ST. PAUL, Minn. - Officer Mark McGinn stood in the hallway of Harding High School for 15 minutes on Tuesday morning.
In that time, he had a student try to sell him candy for a band fundraiser, a student ask if she could come talk to him later in his office and a student ask if he was down to go fishing with him on Thursday.
All of those are secondary job requirements, sadly, to the primary reason he is there.
“For me, the number one thing is to keep the school safe,” Officer McGinn said.
The fact is, since the tragedy of Columbine High School to the horror of what happened at Marjory Stoneman Douglas last month, the job of a school resource officer is one that can change.

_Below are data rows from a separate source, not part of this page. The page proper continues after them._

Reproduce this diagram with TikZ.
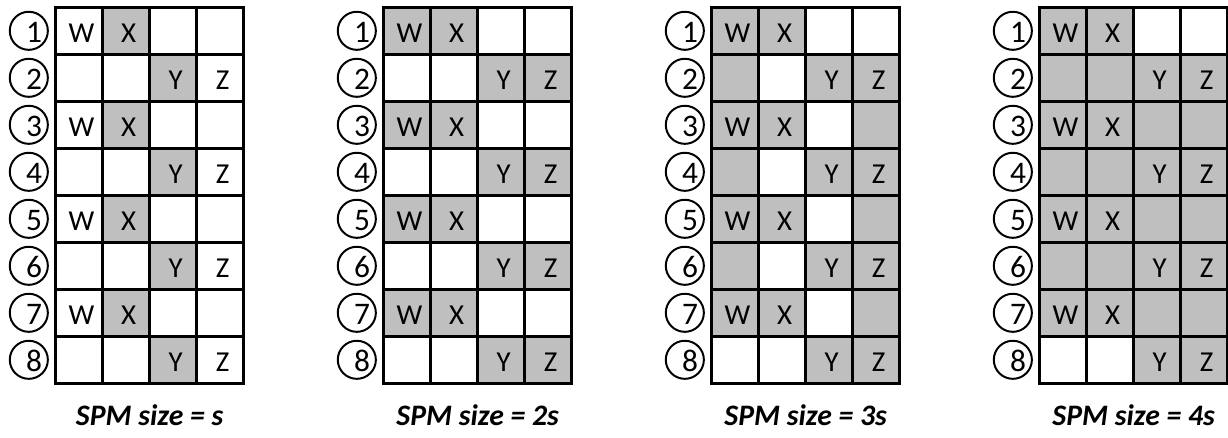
\documentclass[tikz,border=0pt]{standalone}
\usepackage{fontspec}
\setmainfont{Carlito}
\definecolor{spmgray}{RGB}{191,191,191}

% one panel: circled row numbers, 4x8 cell grid, W/X/Y/Z and caption
\newcommand{\spmpanel}[2]{%
  \foreach \r in {1,...,8}
    \node[rowno, label={[numtext]center:\r}] (#1-n\r) at (-0.572,0.5-\r) {};
  \draw[gridline] (0,0) rectangle (4,-8);
  \foreach \c in {1,2,3} \draw[gridline] (\c,0) -- (\c,-8);
  \foreach \r in {1,...,7} \draw[gridline] (0,-\r) -- (4,-\r);
  \foreach \r in {1,3,5,7} {
    \node[cell] (#1-w\r) at (0.5,0.5-\r) {W};
    \node[cell] (#1-x\r) at (1.5,0.5-\r) {X};
  }
  \foreach \r in {2,4,6,8} {
    \node[cell] (#1-y\r) at (2.5,0.5-\r) {Y};
    \node[cell] (#1-z\r) at (3.5,0.5-\r) {Z};
  }
  \node[caption] (#1-cap) at (2,-8.675) {#2};
}

\begin{document}
\begin{tikzpicture}[
    gridline/.style={line width=1.6pt},
    rowno/.style={circle, draw, line width=1.2pt, minimum size=0.81cm, inner sep=0pt},
    numtext/.style={font=\fontsize{19}{19}\selectfont, xshift=0.11cm, yshift=-0.03cm},
    cell/.style={font=\fontsize{17.5}{17.5}\selectfont, xshift=0.05cm, yshift=-0.06cm},
    caption/.style={font=\fontsize{18}{18}\selectfont\bfseries\itshape}]
    \useasboundingbox (0,0) rectangle (26.128,-9.298);

    % SPM size = s
    \begin{scope}[shift={(1.185,-0.155)}]
        \foreach \r in {1,3,5,7} \fill[spmgray] (1,1-\r) rectangle (2,-\r);
        \foreach \r in {2,4,6,8} \fill[spmgray] (2,1-\r) rectangle (3,-\r);
        \spmpanel{a}{SPM size = s}
    \end{scope}

    % SPM size = 2s
    \begin{scope}[shift={(8.164,-0.155)}]
        \foreach \r in {1,3,5,7} \fill[spmgray] (0,1-\r) rectangle (2,-\r);
        \foreach \r in {2,4,6,8} \fill[spmgray] (2,1-\r) rectangle (4,-\r);
        \spmpanel{b}{SPM size = 2s}
    \end{scope}

    % SPM size = 3s
    \begin{scope}[shift={(15.143,-0.155)}]
        \foreach \r in {1,3,5,7} \fill[spmgray] (0,1-\r) rectangle (2,-\r);
        \foreach \r in {2,4,6,8} \fill[spmgray] (2,1-\r) rectangle (4,-\r);
        \fill[spmgray] (0,-1) rectangle (1,-7);
        \fill[spmgray] (3,-1) rectangle (4,-8);
        \spmpanel{c}{SPM size = 3s}
    \end{scope}

    % SPM size = 4s
    \begin{scope}[shift={(22.122,-0.155)}]
        \fill[spmgray] (0,0) rectangle (2,-1);
        \fill[spmgray] (0,-1) rectangle (4,-7);
        \fill[spmgray] (2,-7) rectangle (4,-8);
        \spmpanel{d}{SPM size = 4s}
    \end{scope}
\end{tikzpicture}
\end{document}
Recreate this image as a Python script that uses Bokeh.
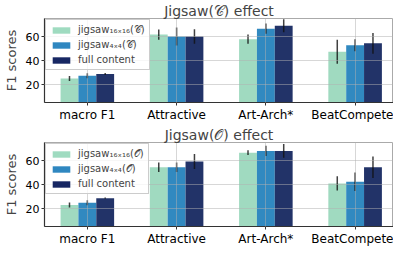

From that of being a resource to students to that of being a one-man swat team.
“Our SWAT team came in and they told us, we have to train you differently that we train, you are going to be by yourself, when this happens you are going to be by yourself and you have to go towards a threat by yourself,” Officer McGinn said, talking about what would happen at Harding, for him, in an active shooter situation.
And so, he's gone through live drills in these hallways by himself.
“As soon as I became an SRO yes, I think about it almost every day, and you think you build these relationships with the students and you have to be prepared to go after a threat.”
Everyday thinking, build relationships and be aware. Humanize yourself as a police officer, and, know how to keep nearly 1,900 students away from the shooter.
Officer McGinn is one of seven school resource officers in St. Paul.
His job is one that Congress, the President and the public at large are debating as to what it entails. But he says he pays it no mind fulfilling his two roles in Harding’s crowded hallways.
That of a peacemaker. And that of a possible, defender.